Requirements -> The material below includes pictures; leave them out and return only the lines between the line containing "Give me the" and the line containing "ax=ax, zorder=2)", inclusive, word for word.

Records contained in a dataset:
:::::

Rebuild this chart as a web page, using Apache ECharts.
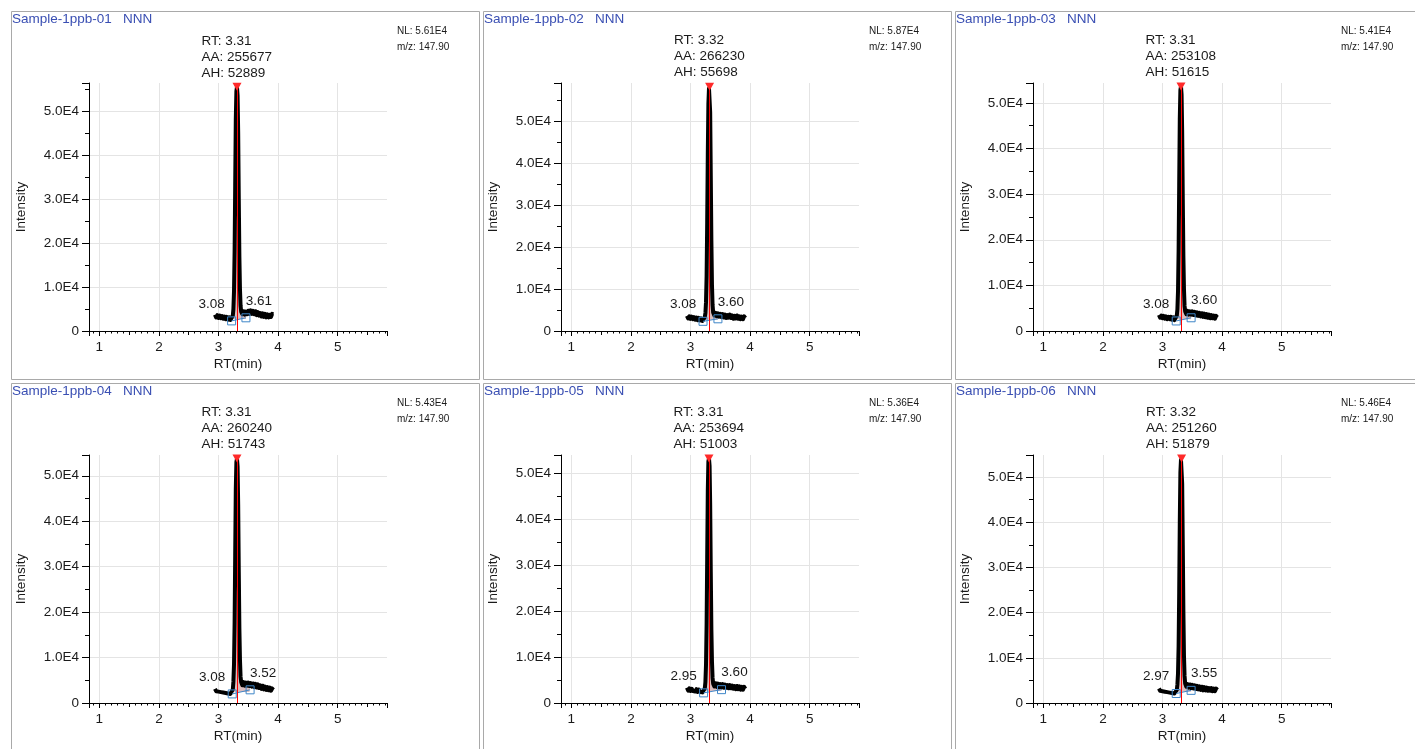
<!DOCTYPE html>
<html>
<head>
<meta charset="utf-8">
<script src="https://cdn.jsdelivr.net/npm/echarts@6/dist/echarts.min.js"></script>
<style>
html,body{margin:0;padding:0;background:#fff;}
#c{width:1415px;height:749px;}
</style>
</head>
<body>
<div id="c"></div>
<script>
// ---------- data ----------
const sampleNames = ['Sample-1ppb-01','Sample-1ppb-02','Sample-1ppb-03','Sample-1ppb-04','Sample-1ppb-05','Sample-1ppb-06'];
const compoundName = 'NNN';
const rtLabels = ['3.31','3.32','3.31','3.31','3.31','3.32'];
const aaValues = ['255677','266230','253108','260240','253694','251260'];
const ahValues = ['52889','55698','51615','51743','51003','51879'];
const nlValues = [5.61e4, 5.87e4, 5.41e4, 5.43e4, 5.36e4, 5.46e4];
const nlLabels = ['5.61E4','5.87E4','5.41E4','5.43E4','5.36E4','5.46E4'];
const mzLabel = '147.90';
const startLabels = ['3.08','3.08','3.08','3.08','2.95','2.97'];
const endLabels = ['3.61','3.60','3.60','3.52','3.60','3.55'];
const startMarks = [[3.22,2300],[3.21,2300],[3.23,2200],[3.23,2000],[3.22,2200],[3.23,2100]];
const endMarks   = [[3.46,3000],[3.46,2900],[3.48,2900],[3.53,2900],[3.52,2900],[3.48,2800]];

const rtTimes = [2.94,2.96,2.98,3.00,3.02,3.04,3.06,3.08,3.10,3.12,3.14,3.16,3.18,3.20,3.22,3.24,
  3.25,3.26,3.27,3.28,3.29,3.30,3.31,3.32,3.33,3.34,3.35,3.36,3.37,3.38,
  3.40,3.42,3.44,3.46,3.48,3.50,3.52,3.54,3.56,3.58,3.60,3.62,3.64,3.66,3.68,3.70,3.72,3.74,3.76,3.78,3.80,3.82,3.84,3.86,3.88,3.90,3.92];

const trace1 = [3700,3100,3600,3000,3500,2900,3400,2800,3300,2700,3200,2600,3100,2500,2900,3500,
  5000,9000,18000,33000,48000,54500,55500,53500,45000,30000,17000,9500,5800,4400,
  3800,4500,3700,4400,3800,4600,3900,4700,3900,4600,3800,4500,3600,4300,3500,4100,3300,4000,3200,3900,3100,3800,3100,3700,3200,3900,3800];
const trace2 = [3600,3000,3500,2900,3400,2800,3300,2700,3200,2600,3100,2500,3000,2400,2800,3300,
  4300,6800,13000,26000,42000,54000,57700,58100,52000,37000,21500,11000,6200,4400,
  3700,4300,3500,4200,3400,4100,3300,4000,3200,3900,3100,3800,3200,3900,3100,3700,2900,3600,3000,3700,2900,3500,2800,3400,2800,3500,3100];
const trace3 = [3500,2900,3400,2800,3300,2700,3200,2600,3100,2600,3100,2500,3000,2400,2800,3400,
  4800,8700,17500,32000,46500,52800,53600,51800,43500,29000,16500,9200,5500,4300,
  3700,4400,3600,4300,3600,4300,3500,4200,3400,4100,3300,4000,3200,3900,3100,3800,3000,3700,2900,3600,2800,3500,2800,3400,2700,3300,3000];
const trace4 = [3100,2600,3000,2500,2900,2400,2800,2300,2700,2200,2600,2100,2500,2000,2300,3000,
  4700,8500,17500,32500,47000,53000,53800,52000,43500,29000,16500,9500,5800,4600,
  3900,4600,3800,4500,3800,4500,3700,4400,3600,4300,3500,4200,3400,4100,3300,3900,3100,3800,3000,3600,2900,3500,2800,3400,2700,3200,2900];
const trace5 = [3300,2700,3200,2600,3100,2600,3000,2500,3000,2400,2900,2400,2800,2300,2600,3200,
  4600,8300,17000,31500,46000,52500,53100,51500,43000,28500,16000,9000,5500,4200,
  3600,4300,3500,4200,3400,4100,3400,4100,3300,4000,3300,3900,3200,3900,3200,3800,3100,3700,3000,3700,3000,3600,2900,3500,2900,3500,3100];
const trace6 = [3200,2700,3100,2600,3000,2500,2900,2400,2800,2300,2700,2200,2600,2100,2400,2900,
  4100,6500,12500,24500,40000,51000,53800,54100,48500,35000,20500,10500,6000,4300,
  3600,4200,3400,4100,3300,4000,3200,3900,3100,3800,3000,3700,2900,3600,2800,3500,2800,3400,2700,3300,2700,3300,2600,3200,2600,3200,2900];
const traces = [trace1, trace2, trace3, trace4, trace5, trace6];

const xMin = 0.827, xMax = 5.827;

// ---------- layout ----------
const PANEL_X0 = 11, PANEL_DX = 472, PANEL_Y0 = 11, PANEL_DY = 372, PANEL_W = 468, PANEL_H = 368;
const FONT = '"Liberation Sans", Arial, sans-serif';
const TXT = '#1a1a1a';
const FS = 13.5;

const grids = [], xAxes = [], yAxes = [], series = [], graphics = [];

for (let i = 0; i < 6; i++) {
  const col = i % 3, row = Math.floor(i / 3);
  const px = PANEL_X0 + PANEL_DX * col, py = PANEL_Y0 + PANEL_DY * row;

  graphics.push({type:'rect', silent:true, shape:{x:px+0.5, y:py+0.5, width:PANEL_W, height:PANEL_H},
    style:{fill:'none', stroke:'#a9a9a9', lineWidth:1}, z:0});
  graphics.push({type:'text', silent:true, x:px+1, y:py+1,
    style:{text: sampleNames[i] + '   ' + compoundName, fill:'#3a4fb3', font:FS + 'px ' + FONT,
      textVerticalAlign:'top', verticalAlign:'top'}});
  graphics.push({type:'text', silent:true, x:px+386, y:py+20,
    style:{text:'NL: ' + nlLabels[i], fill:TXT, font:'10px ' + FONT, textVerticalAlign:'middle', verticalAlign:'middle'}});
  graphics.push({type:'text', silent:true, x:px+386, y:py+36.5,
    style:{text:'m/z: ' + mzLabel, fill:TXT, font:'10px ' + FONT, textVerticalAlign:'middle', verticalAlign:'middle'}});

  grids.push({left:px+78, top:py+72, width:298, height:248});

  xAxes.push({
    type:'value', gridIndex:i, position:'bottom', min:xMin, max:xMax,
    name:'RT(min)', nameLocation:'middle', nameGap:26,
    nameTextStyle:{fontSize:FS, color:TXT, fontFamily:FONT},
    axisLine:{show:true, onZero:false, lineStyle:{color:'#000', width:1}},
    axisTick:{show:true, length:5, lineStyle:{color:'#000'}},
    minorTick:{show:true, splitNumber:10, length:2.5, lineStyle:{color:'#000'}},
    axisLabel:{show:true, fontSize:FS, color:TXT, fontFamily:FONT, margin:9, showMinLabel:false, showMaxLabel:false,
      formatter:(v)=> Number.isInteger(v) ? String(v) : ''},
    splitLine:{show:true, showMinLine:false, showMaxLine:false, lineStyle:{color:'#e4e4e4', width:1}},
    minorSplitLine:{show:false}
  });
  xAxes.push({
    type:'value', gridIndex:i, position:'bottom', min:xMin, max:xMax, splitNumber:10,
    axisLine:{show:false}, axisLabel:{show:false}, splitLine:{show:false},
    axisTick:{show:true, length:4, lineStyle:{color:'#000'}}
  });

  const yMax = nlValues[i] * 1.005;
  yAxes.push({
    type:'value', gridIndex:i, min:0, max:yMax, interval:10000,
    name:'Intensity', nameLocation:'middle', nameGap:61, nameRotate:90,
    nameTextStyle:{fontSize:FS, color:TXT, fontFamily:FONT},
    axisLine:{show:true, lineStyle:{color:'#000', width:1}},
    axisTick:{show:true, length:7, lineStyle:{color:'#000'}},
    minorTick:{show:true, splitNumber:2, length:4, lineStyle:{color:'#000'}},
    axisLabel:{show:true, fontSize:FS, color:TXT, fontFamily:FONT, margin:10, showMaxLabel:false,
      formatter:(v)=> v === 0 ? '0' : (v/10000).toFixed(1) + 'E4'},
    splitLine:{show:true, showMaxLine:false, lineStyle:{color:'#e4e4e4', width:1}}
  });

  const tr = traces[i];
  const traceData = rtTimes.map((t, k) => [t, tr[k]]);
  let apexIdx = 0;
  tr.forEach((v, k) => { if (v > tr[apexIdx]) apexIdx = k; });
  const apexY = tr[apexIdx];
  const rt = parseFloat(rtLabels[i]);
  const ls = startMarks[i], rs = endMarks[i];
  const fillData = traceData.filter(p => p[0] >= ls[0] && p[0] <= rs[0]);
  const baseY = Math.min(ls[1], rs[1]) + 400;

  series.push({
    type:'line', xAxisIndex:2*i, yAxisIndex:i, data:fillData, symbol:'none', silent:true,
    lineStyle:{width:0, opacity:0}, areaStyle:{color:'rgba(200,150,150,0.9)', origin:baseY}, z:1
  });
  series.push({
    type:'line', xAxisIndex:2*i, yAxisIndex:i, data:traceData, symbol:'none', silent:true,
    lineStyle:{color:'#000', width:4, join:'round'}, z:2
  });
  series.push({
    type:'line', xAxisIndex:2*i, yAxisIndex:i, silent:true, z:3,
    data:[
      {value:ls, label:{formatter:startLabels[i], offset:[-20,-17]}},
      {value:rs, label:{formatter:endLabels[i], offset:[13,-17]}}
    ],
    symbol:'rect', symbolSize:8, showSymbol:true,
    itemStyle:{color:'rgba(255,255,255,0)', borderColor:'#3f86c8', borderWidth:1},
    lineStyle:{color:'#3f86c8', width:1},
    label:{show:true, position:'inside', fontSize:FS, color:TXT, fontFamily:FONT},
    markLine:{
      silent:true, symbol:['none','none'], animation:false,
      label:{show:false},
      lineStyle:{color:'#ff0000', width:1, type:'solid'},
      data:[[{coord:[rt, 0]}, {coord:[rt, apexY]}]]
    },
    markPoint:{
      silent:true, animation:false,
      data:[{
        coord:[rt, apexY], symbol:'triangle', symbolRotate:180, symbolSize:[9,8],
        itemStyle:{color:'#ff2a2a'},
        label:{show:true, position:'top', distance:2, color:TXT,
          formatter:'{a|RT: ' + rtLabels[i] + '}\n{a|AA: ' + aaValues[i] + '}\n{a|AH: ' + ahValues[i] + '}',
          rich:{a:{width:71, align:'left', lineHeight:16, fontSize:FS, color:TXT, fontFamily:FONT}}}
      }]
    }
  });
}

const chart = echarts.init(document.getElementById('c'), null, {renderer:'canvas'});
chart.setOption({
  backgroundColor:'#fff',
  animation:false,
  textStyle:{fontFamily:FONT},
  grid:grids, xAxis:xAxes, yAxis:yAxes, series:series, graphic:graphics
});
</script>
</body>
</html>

:::::

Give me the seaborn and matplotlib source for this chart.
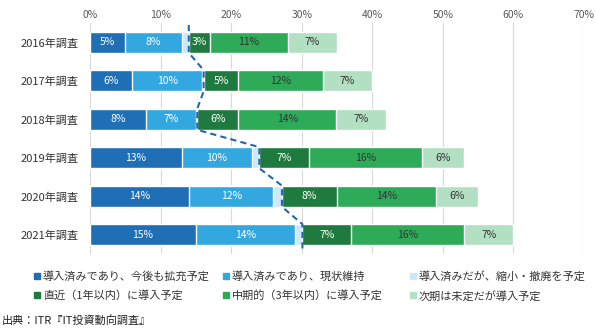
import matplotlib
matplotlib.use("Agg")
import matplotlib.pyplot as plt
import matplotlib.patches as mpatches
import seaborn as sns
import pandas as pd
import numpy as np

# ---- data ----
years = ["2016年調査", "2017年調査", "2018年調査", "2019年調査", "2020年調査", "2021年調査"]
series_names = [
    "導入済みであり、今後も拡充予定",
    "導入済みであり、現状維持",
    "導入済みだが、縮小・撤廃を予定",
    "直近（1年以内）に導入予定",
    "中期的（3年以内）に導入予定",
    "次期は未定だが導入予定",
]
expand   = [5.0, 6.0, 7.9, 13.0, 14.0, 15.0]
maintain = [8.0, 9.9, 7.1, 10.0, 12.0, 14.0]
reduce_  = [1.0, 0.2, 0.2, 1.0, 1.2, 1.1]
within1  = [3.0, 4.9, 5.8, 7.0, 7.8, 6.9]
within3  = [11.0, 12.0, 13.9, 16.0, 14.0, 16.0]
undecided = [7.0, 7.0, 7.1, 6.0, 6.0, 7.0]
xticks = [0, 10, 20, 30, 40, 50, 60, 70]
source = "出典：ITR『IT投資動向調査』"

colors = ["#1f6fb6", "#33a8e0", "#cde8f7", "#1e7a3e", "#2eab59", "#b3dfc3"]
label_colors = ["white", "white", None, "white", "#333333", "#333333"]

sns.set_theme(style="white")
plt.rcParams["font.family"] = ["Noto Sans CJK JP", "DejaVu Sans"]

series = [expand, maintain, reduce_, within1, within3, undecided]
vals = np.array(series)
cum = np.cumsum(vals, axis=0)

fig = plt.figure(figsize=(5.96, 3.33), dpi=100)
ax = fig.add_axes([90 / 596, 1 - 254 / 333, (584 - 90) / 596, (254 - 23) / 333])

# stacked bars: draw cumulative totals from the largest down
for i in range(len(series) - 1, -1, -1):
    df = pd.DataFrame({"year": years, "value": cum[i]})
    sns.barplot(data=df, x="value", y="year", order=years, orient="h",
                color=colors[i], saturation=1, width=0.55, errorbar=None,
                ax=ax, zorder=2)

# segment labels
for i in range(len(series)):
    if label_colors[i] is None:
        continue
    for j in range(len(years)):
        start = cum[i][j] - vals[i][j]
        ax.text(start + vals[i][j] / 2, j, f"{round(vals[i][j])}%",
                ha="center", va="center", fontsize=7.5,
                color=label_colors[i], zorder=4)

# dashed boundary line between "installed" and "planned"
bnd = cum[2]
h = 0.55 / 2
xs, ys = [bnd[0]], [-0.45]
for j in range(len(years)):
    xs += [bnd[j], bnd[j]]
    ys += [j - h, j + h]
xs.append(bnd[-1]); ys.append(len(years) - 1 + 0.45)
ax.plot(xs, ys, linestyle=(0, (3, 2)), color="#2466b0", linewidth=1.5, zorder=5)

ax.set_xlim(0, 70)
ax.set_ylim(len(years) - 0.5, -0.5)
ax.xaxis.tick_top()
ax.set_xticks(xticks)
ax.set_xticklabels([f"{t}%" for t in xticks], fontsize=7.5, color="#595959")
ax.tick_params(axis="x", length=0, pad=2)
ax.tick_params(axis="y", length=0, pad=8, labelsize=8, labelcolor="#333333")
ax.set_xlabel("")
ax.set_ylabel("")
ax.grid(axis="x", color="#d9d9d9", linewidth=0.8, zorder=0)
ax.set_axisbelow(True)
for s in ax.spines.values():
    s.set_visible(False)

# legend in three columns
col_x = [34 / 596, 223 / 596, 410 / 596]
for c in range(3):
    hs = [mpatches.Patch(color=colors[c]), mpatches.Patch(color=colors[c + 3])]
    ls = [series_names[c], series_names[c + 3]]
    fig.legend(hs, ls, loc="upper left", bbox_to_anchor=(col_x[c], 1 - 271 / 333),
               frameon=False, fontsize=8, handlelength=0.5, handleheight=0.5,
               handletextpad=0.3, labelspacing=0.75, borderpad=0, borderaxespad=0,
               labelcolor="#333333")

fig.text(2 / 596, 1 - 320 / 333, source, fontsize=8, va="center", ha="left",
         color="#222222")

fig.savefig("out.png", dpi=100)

:::::

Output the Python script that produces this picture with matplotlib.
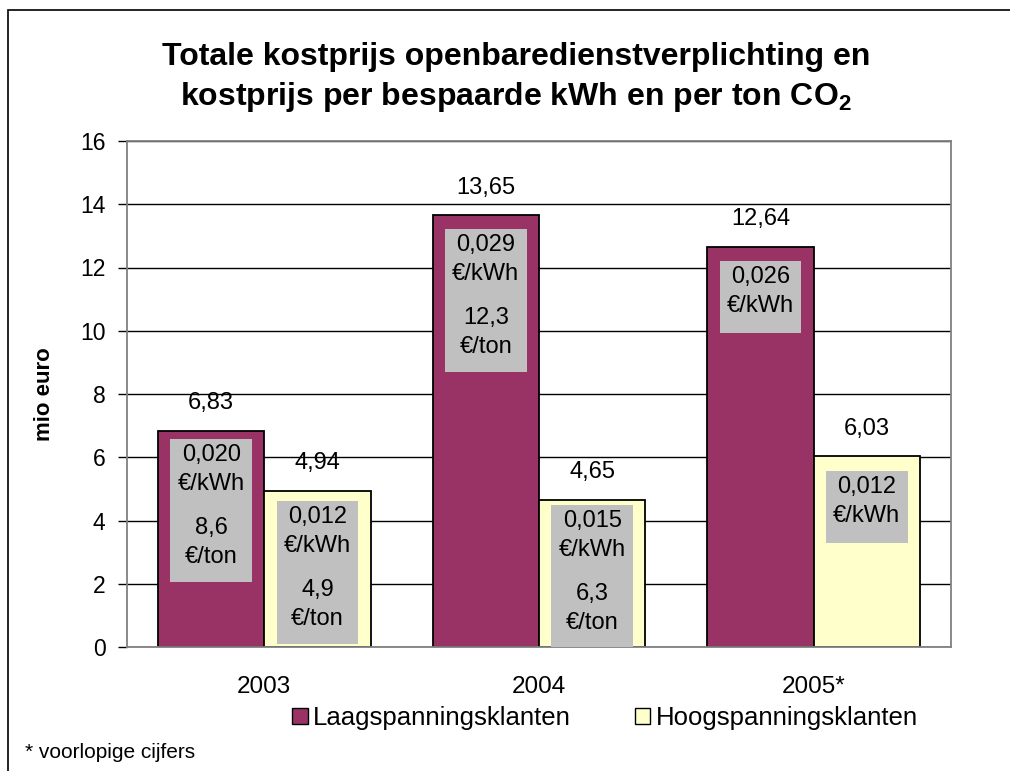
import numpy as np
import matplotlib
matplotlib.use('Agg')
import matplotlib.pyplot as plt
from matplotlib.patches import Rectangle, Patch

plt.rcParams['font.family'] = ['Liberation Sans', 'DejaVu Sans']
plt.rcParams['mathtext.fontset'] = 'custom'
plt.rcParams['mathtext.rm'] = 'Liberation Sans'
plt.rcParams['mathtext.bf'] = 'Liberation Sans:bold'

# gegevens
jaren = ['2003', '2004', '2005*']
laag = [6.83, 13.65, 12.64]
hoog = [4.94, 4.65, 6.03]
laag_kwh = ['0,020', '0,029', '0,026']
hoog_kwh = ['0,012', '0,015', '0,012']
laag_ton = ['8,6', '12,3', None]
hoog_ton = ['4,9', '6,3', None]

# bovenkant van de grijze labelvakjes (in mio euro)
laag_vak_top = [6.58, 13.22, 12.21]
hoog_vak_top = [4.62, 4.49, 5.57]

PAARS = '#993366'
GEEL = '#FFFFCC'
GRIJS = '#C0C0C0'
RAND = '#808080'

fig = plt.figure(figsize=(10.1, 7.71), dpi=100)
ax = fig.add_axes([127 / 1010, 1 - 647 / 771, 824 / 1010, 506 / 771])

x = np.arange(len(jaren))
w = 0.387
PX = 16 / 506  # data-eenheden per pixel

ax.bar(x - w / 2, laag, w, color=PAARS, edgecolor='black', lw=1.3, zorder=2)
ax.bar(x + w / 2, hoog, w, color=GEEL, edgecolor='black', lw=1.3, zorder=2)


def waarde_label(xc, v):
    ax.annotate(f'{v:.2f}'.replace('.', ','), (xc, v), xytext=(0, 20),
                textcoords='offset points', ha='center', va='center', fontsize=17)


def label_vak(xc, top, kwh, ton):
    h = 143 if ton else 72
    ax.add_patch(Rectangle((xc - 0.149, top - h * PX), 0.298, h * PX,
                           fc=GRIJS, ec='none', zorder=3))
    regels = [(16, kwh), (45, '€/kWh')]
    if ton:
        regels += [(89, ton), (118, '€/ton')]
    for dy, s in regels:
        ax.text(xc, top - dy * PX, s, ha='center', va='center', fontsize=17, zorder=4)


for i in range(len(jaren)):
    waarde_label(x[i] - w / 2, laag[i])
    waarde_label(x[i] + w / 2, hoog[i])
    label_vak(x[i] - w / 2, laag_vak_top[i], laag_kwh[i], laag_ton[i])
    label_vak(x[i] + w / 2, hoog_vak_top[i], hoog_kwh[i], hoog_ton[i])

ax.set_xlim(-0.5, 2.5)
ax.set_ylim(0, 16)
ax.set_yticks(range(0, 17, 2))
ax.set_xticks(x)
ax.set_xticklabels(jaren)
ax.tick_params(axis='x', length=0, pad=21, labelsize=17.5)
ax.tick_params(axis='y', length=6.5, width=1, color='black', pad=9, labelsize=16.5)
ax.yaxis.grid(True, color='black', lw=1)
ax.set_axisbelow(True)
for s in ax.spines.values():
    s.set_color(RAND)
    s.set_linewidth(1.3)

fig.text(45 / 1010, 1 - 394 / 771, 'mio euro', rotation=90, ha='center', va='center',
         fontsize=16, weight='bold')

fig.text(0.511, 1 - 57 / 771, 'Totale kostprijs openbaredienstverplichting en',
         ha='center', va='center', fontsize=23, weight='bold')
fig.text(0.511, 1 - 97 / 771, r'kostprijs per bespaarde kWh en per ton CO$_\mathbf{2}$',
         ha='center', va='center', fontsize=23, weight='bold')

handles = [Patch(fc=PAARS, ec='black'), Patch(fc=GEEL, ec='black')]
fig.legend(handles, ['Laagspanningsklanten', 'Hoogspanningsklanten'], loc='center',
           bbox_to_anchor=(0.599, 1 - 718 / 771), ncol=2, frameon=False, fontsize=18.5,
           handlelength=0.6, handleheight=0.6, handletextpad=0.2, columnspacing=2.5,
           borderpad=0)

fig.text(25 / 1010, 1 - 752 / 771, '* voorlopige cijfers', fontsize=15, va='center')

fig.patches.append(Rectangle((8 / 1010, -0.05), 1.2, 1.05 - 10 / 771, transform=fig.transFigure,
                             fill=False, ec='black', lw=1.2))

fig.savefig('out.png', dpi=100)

:::::

Exercise response ->
Give me the seaborn and matplotlib source for this chart.
import matplotlib
matplotlib.use("Agg")
import matplotlib.pyplot as plt
import matplotlib.patches as mpatches
import seaborn as sns
import pandas as pd
import numpy as np

# ---- data ----
years = ["2016年調査", "2017年調査", "2018年調査", "2019年調査", "2020年調査", "2021年調査"]
series_names = [
    "導入済みであり、今後も拡充予定",
    "導入済みであり、現状維持",
    "導入済みだが、縮小・撤廃を予定",
    "直近（1年以内）に導入予定",
    "中期的（3年以内）に導入予定",
    "次期は未定だが導入予定",
]
expand   = [5.0, 6.0, 7.9, 13.0, 14.0, 15.0]
maintain = [8.0, 9.9, 7.1, 10.0, 12.0, 14.0]
reduce_  = [1.0, 0.2, 0.2, 1.0, 1.2, 1.1]
within1  = [3.0, 4.9, 5.8, 7.0, 7.8, 6.9]
within3  = [11.0, 12.0, 13.9, 16.0, 14.0, 16.0]
undecided = [7.0, 7.0, 7.1, 6.0, 6.0, 7.0]
xticks = [0, 10, 20, 30, 40, 50, 60, 70]
source = "出典：ITR『IT投資動向調査』"

colors = ["#1f6fb6", "#33a8e0", "#cde8f7", "#1e7a3e", "#2eab59", "#b3dfc3"]
label_colors = ["white", "white", None, "white", "#333333", "#333333"]

sns.set_theme(style="white")
plt.rcParams["font.family"] = ["Noto Sans CJK JP", "DejaVu Sans"]

series = [expand, maintain, reduce_, within1, within3, undecided]
vals = np.array(series)
cum = np.cumsum(vals, axis=0)

fig = plt.figure(figsize=(5.96, 3.33), dpi=100)
ax = fig.add_axes([90 / 596, 1 - 254 / 333, (584 - 90) / 596, (254 - 23) / 333])

# stacked bars: draw cumulative totals from the largest down
for i in range(len(series) - 1, -1, -1):
    df = pd.DataFrame({"year": years, "value": cum[i]})
    sns.barplot(data=df, x="value", y="year", order=years, orient="h",
                color=colors[i], saturation=1, width=0.55, errorbar=None,
                ax=ax, zorder=2)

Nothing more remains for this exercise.